WHAT IS REQUIRED:
Examine each line of the data. Copy those that contain the string "chart".

DATA EXCERPTS:
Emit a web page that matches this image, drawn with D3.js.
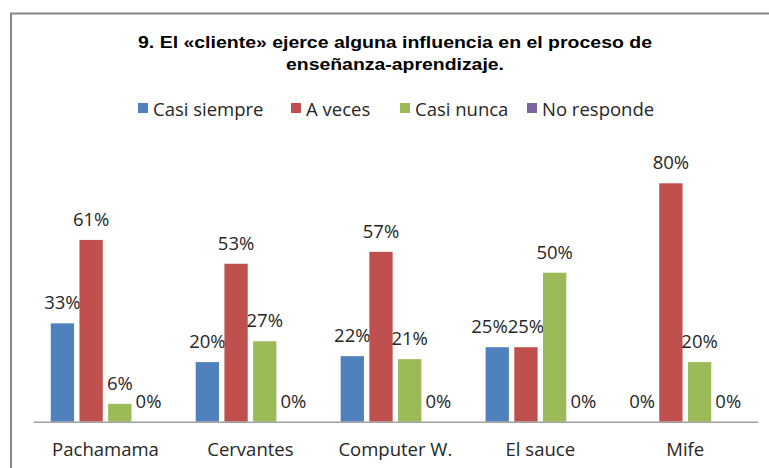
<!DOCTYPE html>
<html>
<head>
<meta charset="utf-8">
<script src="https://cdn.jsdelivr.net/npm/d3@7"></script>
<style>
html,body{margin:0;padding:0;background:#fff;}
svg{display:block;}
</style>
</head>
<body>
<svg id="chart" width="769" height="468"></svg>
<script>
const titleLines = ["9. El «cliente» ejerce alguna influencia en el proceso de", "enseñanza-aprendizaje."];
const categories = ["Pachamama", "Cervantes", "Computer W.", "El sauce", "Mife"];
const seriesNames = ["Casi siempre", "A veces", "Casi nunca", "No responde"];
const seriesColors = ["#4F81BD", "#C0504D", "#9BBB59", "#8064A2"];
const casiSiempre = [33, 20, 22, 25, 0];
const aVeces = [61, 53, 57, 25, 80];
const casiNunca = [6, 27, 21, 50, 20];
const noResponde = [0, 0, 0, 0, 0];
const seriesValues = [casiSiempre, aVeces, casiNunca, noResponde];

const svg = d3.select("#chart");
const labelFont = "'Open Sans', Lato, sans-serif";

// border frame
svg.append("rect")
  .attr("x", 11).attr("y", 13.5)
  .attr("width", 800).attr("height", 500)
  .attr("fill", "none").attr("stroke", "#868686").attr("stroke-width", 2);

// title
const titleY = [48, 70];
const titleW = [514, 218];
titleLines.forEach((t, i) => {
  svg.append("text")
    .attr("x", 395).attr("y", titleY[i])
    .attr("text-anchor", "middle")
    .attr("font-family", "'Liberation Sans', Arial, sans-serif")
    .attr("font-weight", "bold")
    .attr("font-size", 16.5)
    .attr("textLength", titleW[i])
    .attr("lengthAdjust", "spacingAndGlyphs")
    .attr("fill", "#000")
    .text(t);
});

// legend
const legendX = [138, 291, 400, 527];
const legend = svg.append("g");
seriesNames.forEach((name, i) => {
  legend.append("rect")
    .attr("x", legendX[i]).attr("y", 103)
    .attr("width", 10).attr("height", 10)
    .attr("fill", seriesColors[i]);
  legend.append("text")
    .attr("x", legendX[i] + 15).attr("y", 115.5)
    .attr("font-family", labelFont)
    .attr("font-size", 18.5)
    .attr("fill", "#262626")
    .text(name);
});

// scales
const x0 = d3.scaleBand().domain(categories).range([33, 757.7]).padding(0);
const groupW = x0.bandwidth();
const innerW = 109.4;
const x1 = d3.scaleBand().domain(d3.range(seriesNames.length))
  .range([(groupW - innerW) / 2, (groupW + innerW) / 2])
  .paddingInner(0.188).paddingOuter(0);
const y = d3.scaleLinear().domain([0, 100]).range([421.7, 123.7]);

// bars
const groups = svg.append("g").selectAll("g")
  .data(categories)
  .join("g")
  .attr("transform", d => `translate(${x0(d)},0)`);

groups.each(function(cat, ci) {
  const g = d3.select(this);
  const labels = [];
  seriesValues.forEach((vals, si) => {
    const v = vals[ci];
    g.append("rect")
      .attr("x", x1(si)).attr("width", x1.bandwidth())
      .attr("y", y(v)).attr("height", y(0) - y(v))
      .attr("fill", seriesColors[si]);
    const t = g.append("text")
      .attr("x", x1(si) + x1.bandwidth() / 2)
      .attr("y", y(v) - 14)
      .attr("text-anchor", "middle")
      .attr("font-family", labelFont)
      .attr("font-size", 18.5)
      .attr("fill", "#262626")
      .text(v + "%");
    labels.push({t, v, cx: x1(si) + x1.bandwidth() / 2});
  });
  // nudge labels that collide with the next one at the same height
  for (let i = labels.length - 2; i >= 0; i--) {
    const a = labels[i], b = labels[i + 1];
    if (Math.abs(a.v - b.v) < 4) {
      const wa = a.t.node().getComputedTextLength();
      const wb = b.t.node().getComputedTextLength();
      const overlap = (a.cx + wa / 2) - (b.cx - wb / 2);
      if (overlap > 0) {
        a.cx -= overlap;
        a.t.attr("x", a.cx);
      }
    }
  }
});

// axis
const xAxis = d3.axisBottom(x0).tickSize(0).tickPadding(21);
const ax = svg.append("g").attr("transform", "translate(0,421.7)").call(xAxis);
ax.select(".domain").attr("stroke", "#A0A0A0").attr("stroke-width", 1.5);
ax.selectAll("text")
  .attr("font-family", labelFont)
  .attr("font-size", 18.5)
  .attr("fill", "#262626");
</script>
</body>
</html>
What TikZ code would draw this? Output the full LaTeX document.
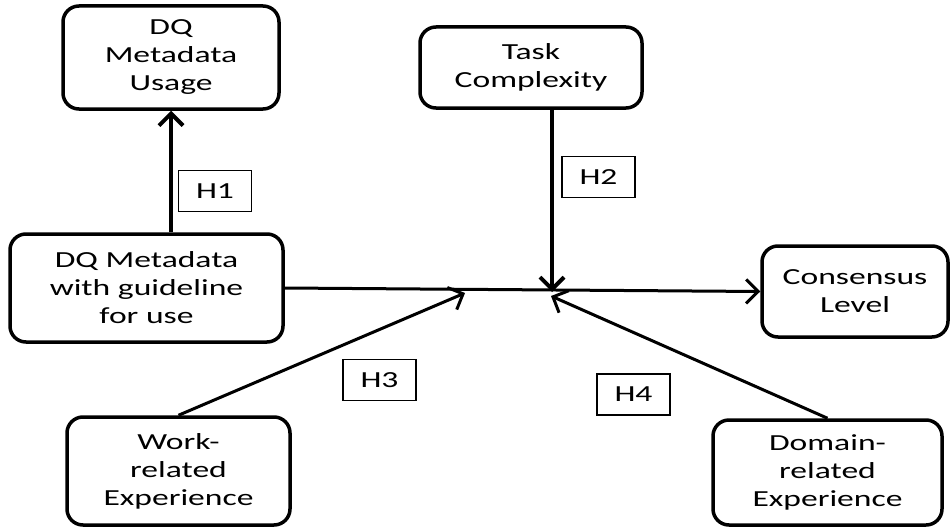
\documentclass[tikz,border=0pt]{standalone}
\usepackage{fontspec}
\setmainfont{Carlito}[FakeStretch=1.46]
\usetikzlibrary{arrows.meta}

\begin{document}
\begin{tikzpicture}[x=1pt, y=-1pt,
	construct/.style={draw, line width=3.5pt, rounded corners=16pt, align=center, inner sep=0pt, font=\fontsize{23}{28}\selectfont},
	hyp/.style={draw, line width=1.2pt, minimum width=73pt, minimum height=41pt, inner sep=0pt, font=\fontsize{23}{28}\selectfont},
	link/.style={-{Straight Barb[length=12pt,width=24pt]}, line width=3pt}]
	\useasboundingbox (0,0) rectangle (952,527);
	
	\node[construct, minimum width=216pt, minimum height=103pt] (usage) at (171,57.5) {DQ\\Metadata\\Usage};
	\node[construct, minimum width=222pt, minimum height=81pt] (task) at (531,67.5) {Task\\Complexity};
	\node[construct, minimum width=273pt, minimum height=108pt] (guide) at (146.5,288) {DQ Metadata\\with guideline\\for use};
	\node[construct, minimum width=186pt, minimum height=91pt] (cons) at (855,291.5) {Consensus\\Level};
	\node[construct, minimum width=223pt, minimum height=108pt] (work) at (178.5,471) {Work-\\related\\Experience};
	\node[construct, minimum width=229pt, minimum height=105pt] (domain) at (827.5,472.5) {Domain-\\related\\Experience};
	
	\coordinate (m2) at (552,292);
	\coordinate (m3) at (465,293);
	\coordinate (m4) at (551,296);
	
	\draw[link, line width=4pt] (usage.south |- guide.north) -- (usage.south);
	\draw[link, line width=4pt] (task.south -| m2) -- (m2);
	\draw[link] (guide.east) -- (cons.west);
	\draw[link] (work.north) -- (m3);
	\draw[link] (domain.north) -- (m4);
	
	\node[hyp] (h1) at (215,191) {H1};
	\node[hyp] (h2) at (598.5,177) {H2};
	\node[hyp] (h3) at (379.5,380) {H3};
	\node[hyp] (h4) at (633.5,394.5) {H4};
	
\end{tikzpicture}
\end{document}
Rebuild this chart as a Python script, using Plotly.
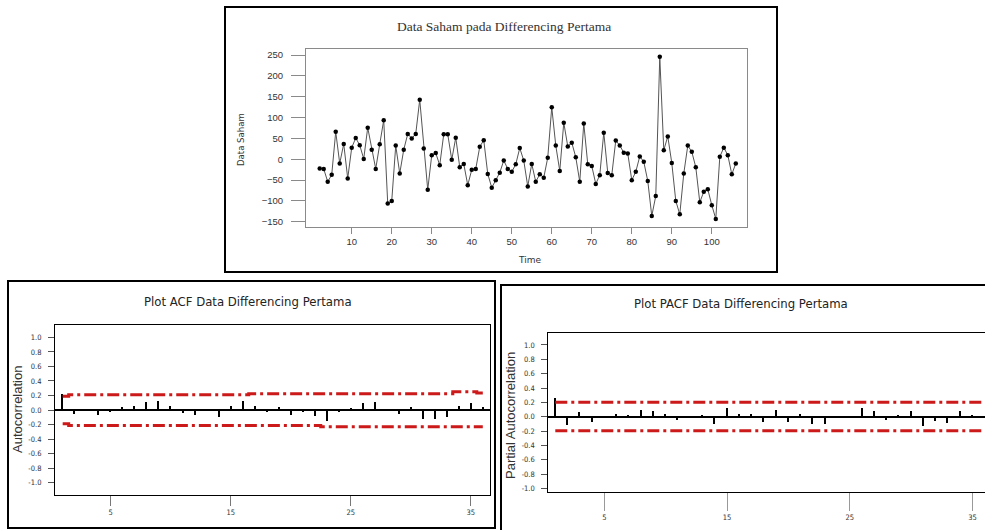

EXERCISE OUTPUT:
<svg id="chart" width="769" height="468"></svg>
const svg = d3.select("#chart");
Rebuild this chart as a Python script, using Plotly.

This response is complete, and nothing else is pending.